[start]

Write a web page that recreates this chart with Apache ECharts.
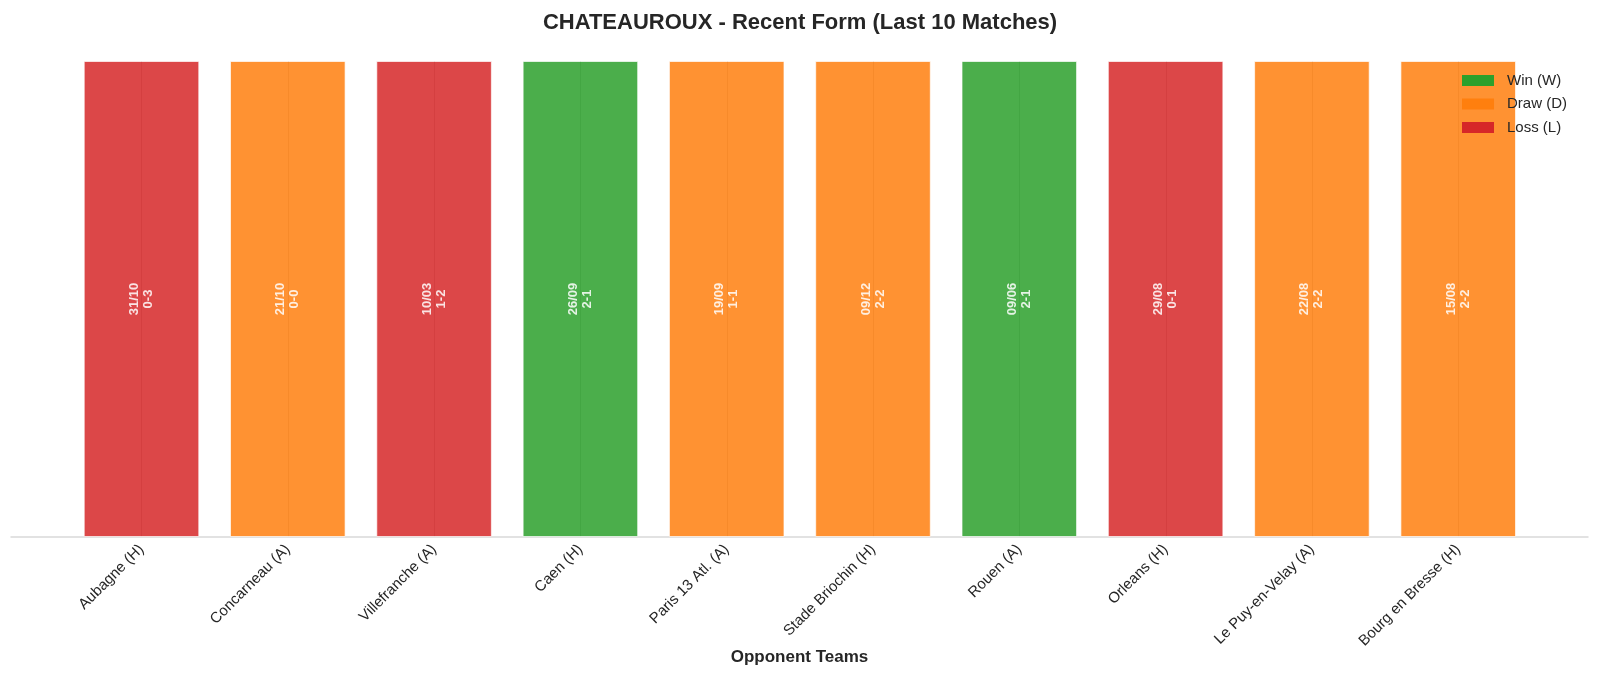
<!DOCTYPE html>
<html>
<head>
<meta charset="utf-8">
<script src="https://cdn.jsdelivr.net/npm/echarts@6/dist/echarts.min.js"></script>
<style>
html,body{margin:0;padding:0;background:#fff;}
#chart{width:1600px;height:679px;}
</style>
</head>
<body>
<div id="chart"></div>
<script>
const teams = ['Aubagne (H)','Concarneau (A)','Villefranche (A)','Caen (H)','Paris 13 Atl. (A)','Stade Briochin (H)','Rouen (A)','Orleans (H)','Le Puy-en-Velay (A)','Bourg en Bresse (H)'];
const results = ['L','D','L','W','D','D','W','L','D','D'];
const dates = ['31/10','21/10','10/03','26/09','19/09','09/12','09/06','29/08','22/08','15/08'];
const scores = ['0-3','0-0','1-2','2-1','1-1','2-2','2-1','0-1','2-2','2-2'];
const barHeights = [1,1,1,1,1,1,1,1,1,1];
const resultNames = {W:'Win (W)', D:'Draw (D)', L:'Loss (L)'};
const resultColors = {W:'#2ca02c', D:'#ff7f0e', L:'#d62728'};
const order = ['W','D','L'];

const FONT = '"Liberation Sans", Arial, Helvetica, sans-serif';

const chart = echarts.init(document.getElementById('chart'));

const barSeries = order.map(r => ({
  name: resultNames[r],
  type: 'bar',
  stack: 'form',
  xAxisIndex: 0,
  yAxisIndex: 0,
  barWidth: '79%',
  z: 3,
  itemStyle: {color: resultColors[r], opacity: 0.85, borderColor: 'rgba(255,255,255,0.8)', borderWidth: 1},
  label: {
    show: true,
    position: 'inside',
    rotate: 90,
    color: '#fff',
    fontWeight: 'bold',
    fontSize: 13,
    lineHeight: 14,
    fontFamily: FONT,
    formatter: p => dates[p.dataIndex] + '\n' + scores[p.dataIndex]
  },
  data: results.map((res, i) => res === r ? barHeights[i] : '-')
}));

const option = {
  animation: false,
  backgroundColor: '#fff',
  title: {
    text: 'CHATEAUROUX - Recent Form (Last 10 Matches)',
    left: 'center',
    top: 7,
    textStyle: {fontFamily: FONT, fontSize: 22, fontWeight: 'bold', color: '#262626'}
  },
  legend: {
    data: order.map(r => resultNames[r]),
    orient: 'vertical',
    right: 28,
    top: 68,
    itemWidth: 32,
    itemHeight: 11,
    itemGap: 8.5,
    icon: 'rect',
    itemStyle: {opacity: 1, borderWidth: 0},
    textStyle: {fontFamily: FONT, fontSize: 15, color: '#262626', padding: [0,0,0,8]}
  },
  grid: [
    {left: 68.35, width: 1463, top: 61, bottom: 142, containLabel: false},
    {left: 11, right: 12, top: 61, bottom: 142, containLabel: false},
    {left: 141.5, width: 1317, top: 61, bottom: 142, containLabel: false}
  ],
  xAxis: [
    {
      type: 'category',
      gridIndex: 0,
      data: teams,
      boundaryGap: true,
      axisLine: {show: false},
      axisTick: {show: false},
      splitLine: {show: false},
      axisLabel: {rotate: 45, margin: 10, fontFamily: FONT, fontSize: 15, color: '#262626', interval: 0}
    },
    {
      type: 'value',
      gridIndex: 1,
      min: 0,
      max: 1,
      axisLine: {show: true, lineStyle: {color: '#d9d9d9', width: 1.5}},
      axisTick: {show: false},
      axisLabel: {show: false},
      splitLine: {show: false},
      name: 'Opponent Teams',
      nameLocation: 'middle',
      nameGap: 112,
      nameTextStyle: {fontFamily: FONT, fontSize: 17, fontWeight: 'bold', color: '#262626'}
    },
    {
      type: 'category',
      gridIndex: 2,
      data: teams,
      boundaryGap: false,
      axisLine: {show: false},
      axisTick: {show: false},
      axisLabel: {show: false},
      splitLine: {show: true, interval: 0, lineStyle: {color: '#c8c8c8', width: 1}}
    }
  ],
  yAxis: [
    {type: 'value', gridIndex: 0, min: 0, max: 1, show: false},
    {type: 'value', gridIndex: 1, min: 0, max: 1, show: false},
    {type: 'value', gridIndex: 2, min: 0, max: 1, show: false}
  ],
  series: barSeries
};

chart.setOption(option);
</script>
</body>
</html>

[end]

## Goal
With the pictures left out, restate word for word every line of the data above, from the first down to the line that contains "Arial, Helvetica, sans-serif';".

## Solution for this problem
Write a web page that recreates this chart with Apache ECharts.
<!DOCTYPE html>
<html>
<head>
<meta charset="utf-8">
<script src="https://cdn.jsdelivr.net/npm/echarts@6/dist/echarts.min.js"></script>
<style>
html,body{margin:0;padding:0;background:#fff;}
#chart{width:1600px;height:679px;}
</style>
</head>
<body>
<div id="chart"></div>
<script>
const teams = ['Aubagne (H)','Concarneau (A)','Villefranche (A)','Caen (H)','Paris 13 Atl. (A)','Stade Briochin (H)','Rouen (A)','Orleans (H)','Le Puy-en-Velay (A)','Bourg en Bresse (H)'];
const results = ['L','D','L','W','D','D','W','L','D','D'];
const dates = ['31/10','21/10','10/03','26/09','19/09','09/12','09/06','29/08','22/08','15/08'];
const scores = ['0-3','0-0','1-2','2-1','1-1','2-2','2-1','0-1','2-2','2-2'];
const barHeights = [1,1,1,1,1,1,1,1,1,1];
const resultNames = {W:'Win (W)', D:'Draw (D)', L:'Loss (L)'};
const resultColors = {W:'#2ca02c', D:'#ff7f0e', L:'#d62728'};
const order = ['W','D','L'];

const FONT = '"Liberation Sans", Arial, Helvetica, sans-serif';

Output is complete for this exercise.